CLOSE-UP: LIVE ISSUE/MICROSOFT - Will Microsoft's push of XP alter focus from brand to product?

In the current economic climate, a client with a $200

million marketing spend burning a hole in its trousers seems like some

sort of mythical creature: a phoenix rising from the ashes of the

economic downturn.



But this $200 million is exactly the amount of corporate weight

that Microsoft has thrown behind last Thursday's global launch of XP,

the replacement for Windows ME.



But wait a minute, it doesn't stop there. Microsoft has promised it will

spend $1 billion on marketing over the next few months - we're

getting toward the realms of the obscene here.
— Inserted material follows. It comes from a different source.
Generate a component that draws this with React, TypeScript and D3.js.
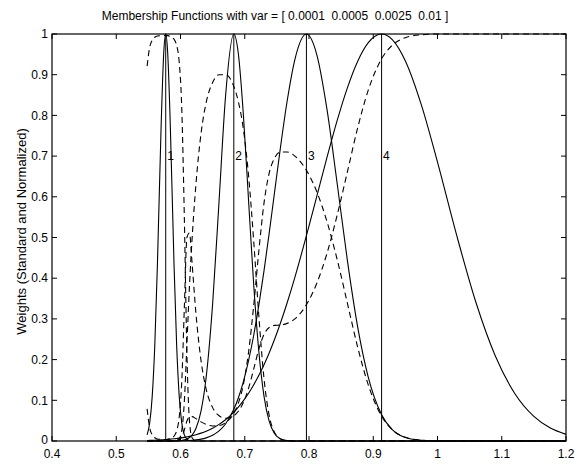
import React from "react";
import * as d3 from "d3";

// ---------- data ----------
const titleText = "Membership Functions with var = [ 0.0001  0.0005  0.0025  0.01 ]";
const yLabelText = "Weights (Standard and Normalized)";

const centers = [0.577, 0.683, 0.796, 0.913];
const centerLabels = ["1", "2", "3", "4"];
const centerLabelLevel = 0.7;

const xTicks = [0.4, 0.5, 0.6, 0.7, 0.8, 0.9, 1.0, 1.1, 1.2];
const xTickLabels = ["0.4", "0.5", "0.6", "0.7", "0.8", "0.9", "1", "1.1", "1.2"];
const yTicks = [0, 0.1, 0.2, 0.3, 0.4, 0.5, 0.6, 0.7, 0.8, 0.9, 1.0];
const yTickLabels = ["0", "0.1", "0.2", "0.3", "0.4", "0.5", "0.6", "0.7", "0.8", "0.9", "1"];

const xGrid = [
  0.548, 0.552, 0.556, 0.56, 0.564, 0.57, 0.574, 0.577, 0.58, 0.584, 0.59, 0.594, 0.598, 0.602,
  0.606, 0.61, 0.614, 0.618, 0.624, 0.632, 0.64, 0.65, 0.66, 0.67, 0.683, 0.69, 0.698, 0.706,
  0.714, 0.722, 0.73, 0.738, 0.746, 0.756, 0.766, 0.778, 0.796, 0.812, 0.828, 0.844, 0.86,
  0.876, 0.892, 0.913, 0.93, 0.95, 0.975, 1.0, 1.03, 1.06, 1.09, 1.12, 1.15, 1.175, 1.2,
];

// standard (solid) membership values
const standard1 = [
  0.0149, 0.0439, 0.1103, 0.2357, 0.4296, 0.7827, 0.956, 1, 0.956, 0.7827, 0.4296, 0.2357, 0.1103, 0.0439,
  0.0149, 0.0043, 0.0011, 0.0002, 0, 0, 0, 0, 0, 0, 0, 0, 0, 0,
  0, 0, 0, 0, 0, 0, 0, 0, 0, 0, 0, 0, 0,
  0, 0, 0, 0, 0, 0, 0, 0, 0, 0, 0, 0, 0, 0,
];
const standard2 = [
  0, 0, 0, 0, 0, 0, 0, 0, 0, 0.0001, 0.0002, 0.0004, 0.0007, 0.0014,
  0.0027, 0.0049, 0.0086, 0.0146, 0.0308, 0.0742, 0.1574, 0.3366, 0.5892, 0.8445, 1, 0.9522, 0.7985, 0.5892,
  0.3825, 0.2185, 0.1098, 0.0486, 0.0189, 0.0049, 0.001, 0.0001, 0, 0, 0, 0, 0,
  0, 0, 0, 0, 0, 0, 0, 0, 0, 0, 0, 0, 0, 0,
];
const standard3 = [
  0, 0, 0, 0, 0, 0, 0, 0.0001, 0.0001, 0.0001, 0.0002, 0.0003, 0.0004, 0.0005,
  0.0007, 0.001, 0.0013, 0.0018, 0.0027, 0.0046, 0.0077, 0.0141, 0.0247, 0.0418, 0.0778, 0.1057, 0.1465, 0.1979,
  0.2605, 0.3345, 0.4185, 0.5102, 0.6065, 0.7262, 0.8353, 0.9373, 1, 0.9501, 0.8148, 0.6308, 0.4408,
  0.278, 0.1583, 0.0647, 0.0276, 0.0087, 0.0017, 0.0002, 0, 0, 0, 0, 0, 0, 0,
];
const standard4 = [
  0.0013, 0.0015, 0.0017, 0.002, 0.0023, 0.0028, 0.0032, 0.0035, 0.0039, 0.0045, 0.0054, 0.0062, 0.007, 0.0079,
  0.009, 0.0102, 0.0114, 0.0129, 0.0154, 0.0193, 0.0241, 0.0315, 0.0408, 0.0522, 0.071, 0.0832, 0.0992, 0.1174,
  0.1381, 0.1614, 0.1875, 0.2163, 0.2481, 0.2917, 0.3396, 0.4021, 0.5046, 0.6005, 0.6969, 0.7882, 0.8689,
  0.9338, 0.9782, 1, 0.9857, 0.9338, 0.8251, 0.6851, 0.5046, 0.3396, 0.2089, 0.1174, 0.0603, 0.0323, 0.0163,
];

// normalized (dashed) membership values
const normalized1 = [
  0.921, 0.967, 0.985, 0.992, 0.995, 0.996, 0.997, 0.996, 0.996, 0.994, 0.987, 0.972, 0.931, 0.816,
  0.547, 0.213, 0.048, 0.008, 0, 0, 0, 0, 0, 0, 0, 0, 0, 0,
  0, 0, 0, 0, 0, 0, 0, 0, 0, 0, 0, 0, 0,
  0, 0, 0, 0, 0, 0, 0, 0, 0, 0, 0, 0, 0, 0,
];
const normalized2 = [
  0, 0, 0, 0, 0, 0, 0, 0, 0, 0, 0.0004, 0.0015, 0.006, 0.026,
  0.098, 0.239, 0.382, 0.496, 0.63, 0.756, 0.832, 0.881, 0.9, 0.9, 0.871, 0.834, 0.765, 0.651,
  0.49, 0.306, 0.153, 0.063, 0.022, 0.005, 0.001, 0, 0, 0, 0, 0, 0,
  0, 0, 0, 0, 0, 0, 0, 0, 0, 0, 0, 0, 0, 0,
];
const normalized3 = [
  0.0003, 0.0001, 0, 0, 0, 0, 0, 0.0001, 0.0001, 0.0002, 0.0005, 0.0012, 0.003, 0.01,
  0.027, 0.049, 0.059, 0.06, 0.055, 0.047, 0.041, 0.037, 0.038, 0.045, 0.068, 0.093, 0.14, 0.219,
  0.334, 0.468, 0.585, 0.658, 0.694, 0.71, 0.71, 0.7, 0.665, 0.613, 0.539, 0.445, 0.337,
  0.229, 0.139, 0.061, 0.027, 0.009, 0.002, 0, 0, 0, 0, 0, 0, 0, 0,
];
const normalized4 = [
  0.079, 0.033, 0.015, 0.008, 0.005, 0.004, 0.003, 0.0035, 0.004, 0.006, 0.012, 0.025, 0.059, 0.147,
  0.329, 0.5, 0.511, 0.437, 0.314, 0.197, 0.127, 0.082, 0.062, 0.056, 0.062, 0.073, 0.095, 0.13,
  0.177, 0.226, 0.262, 0.279, 0.284, 0.285, 0.289, 0.3, 0.335, 0.387, 0.461, 0.556, 0.663,
  0.771, 0.861, 0.939, 0.973, 0.991, 0.998, 1, 1, 1, 1, 1, 1, 1, 1,
];

const standardSeries = [standard1, standard2, standard3, standard4];
const normalizedSeries = [normalized1, normalized2, normalized3, normalized4];

// ---------- layout ----------
const W = 577;
const H = 464;
const PLOT_LEFT = 52;
const PLOT_RIGHT = 566;
const PLOT_TOP = 34;
const PLOT_BOTTOM = 441;
const TICK = 5;
const FONT = "'Liberation Sans', Arial, Helvetica, sans-serif";

export default function App() {
  const x = d3.scaleLinear().domain([0.4, 1.2]).range([PLOT_LEFT, PLOT_RIGHT]);
  const y = d3.scaleLinear().domain([0, 1]).range([PLOT_BOTTOM, PLOT_TOP]);

  const line = d3
    .line<number>()
    .x((_, i) => x(xGrid[i]))
    .y((d) => y(d))
    .curve(d3.curveMonotoneX);

  return (
    <svg
      width={W}
      height={H}
      style={{ position: "fixed", left: 0, top: 0, background: "#fff" }}
      fontFamily={FONT}
    >
      <rect x={0} y={0} width={W} height={H} fill="#fff" />

      {/* center lines */}
      {centers.map((c, i) => (
        <line key={"c" + i} x1={x(c)} x2={x(c)} y1={y(0)} y2={y(1)} stroke="#000" strokeWidth={1} />
      ))}

      {/* standard curves */}
      {standardSeries.map((s, i) => (
        <path key={"s" + i} d={line(s) || ""} fill="none" stroke="#000" strokeWidth={1.1} />
      ))}

      {/* normalized curves */}
      {normalizedSeries.map((s, i) => (
        <path
          key={"n" + i}
          d={line(s) || ""}
          fill="none"
          stroke="#000"
          strokeWidth={1.1}
          strokeDasharray="6,4"
        />
      ))}

      {/* center labels */}
      {centers.map((c, i) => (
        <text key={"l" + i} x={x(c) + 1.5} y={y(centerLabelLevel)} dy="0.35em" fontSize={12} fill="#000">
          {centerLabels[i]}
        </text>
      ))}

      {/* box */}
      <rect
        x={PLOT_LEFT}
        y={PLOT_TOP}
        width={PLOT_RIGHT - PLOT_LEFT}
        height={PLOT_BOTTOM - PLOT_TOP}
        fill="none"
        stroke="#000"
        strokeWidth={1.2}
      />

      {/* x ticks */}
      {xTicks.map((t, i) => (
        <g key={"xt" + i}>
          <line x1={x(t)} x2={x(t)} y1={PLOT_BOTTOM} y2={PLOT_BOTTOM - TICK} stroke="#000" />
          <line x1={x(t)} x2={x(t)} y1={PLOT_TOP} y2={PLOT_TOP + TICK} stroke="#000" />
          <text x={x(t)} y={PLOT_BOTTOM + 17} textAnchor="middle" fontSize={12} fill="#000">
            {xTickLabels[i]}
          </text>
        </g>
      ))}

      {/* y ticks */}
      {yTicks.map((t, i) => (
        <g key={"yt" + i}>
          <line x1={PLOT_LEFT} x2={PLOT_LEFT + TICK} y1={y(t)} y2={y(t)} stroke="#000" />
          <line x1={PLOT_RIGHT} x2={PLOT_RIGHT - TICK} y1={y(t)} y2={y(t)} stroke="#000" />
          <text x={PLOT_LEFT - 4} y={y(t)} dy={i === 0 ? "0.25em" : "0.35em"} textAnchor="end" fontSize={12} fill="#000">
            {yTickLabels[i]}
          </text>
        </g>
      ))}

      {/* title */}
      <text x={275} y={20} textAnchor="middle" fontSize={12} fill="#000" style={{ whiteSpace: "pre" }} xmlSpace="preserve">
        {titleText}
      </text>

      {/* y label */}
      <text
        transform={`translate(26, ${(125 + 338) / 2}) rotate(-90)`}
        textAnchor="middle"
        fontSize={13}
        fill="#000"
      >
        {yLabelText}
      </text>
    </svg>
  );
}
Or are we? At first glance a global budget of $200 million for XP

seems impressive, but in the UK it's a decidedly more believable £10 million, half for above the line and half for below. The

above-the-line spend breaks down to £2.5 million on TV and £1.25 million each on print and radio.
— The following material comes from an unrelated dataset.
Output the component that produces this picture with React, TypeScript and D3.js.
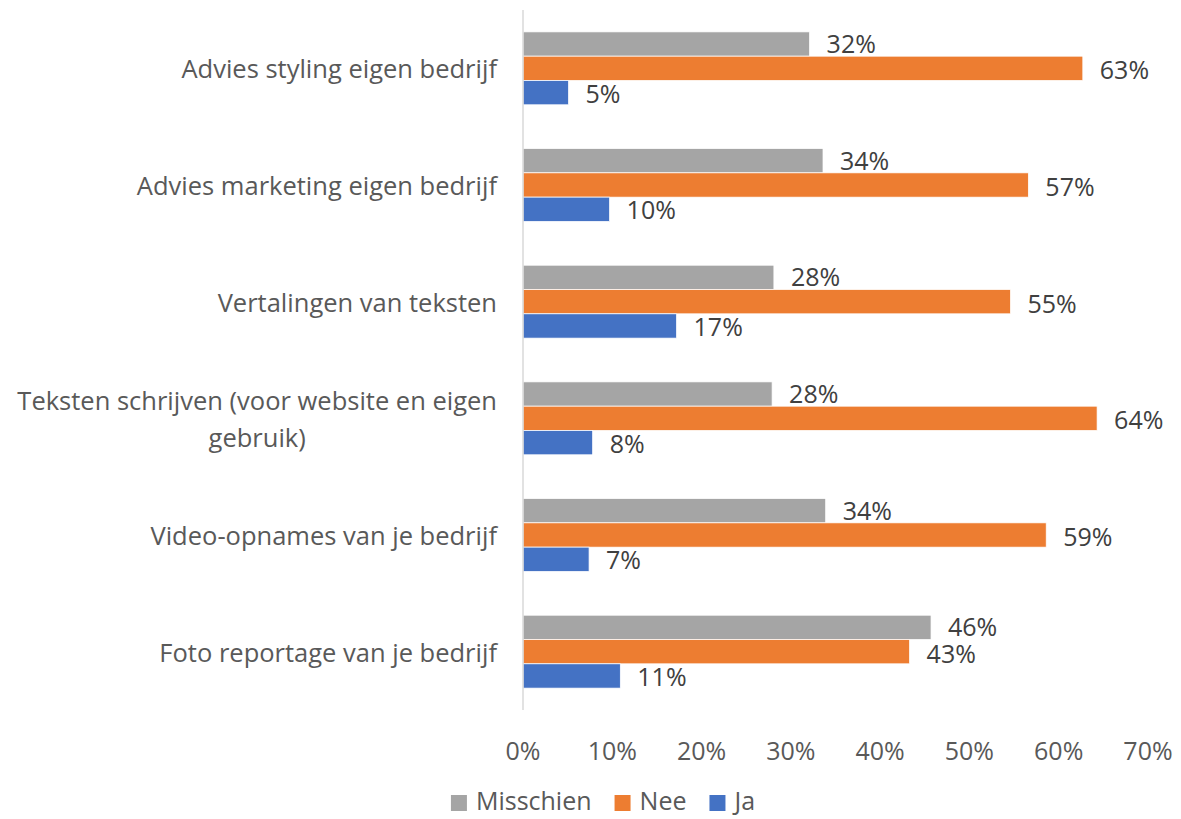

In no way is this sort of money going to make the same impact as the

Windows 95 "Start me up" campaign that never seemed to leave our

screens.



Rhian Mackenzie, the McCann-Erickson group account director on

Microsoft, says: "It's enough to do a good job." And she may be right

when you consider that, according to IT observers, approximately 80 per

cent of its sales for the operating system are pre-installed sales, that

is, it's already in the computer when you buy it.
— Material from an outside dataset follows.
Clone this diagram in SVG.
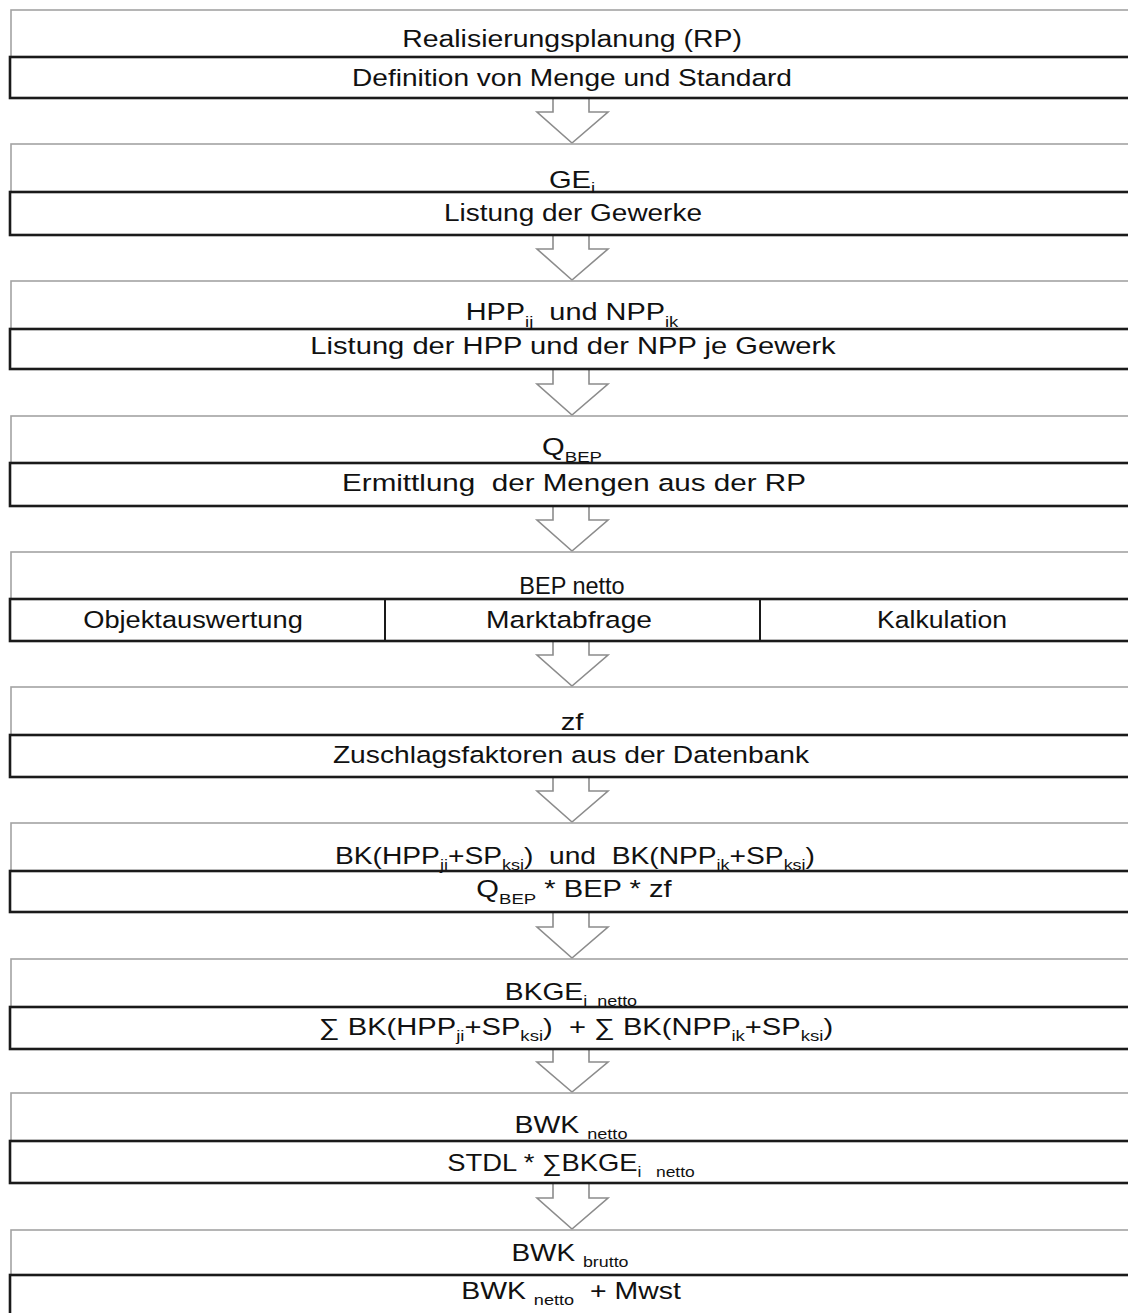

Surely this means the campaign must be more of a branding exercise and a

showing off by the client of what its new baby can do - driving

increased sales may not be the priority.



"The campaign tries to demonstrate the things that you can do with the

software - it's a very aspirational campaign," Oliver Roll, the director

of marketing for Microsoft UK, says.



"The big difference from the 'Start me up' Windows 95 campaign is that

at that time our goal was about demonstrating how Microsoft was making

computing easier. People were still a little scared of PCs," Roll

admits.



"Now we are talking about the experiences. We are bringing the PC into

the living room."



Mackenzie adds: "The whole point was to create a rallying call. Everyone

knows that PC sales are declining. We need something to excite

people."



But the major problem that Microsoft will have to address with the new

ads is its public image.



Rupert Collins-White, the news editor on PC Advisor, says: "Microsoft is

one of the only companies still showing growth in a depressed market,

but it has a lot to achieve with XP. After years of having its dirty

washing done in public in the US courts, constant accusations of an

inability to protect privacy, the growth of the Linux anti-Microsoft

brigade and an EC that still wants to pin it against the wall over

anti-trust, the opinion formers are no longer so enamoured of

Microsoft."



But Roll says that doesn't matter to the campaign. "This is about

something completely different. The whole XP marketing campaign is about

inspiring people about what they can do." In other words, it's about the

product rather than the brand.



Microsoft was on top of the world when it launched Windows 95 - it

thought it had a cracking product and it didn't need much hype for

everyone to know its name.



And with a 90 per cent share in the market, maybe it still doesn't.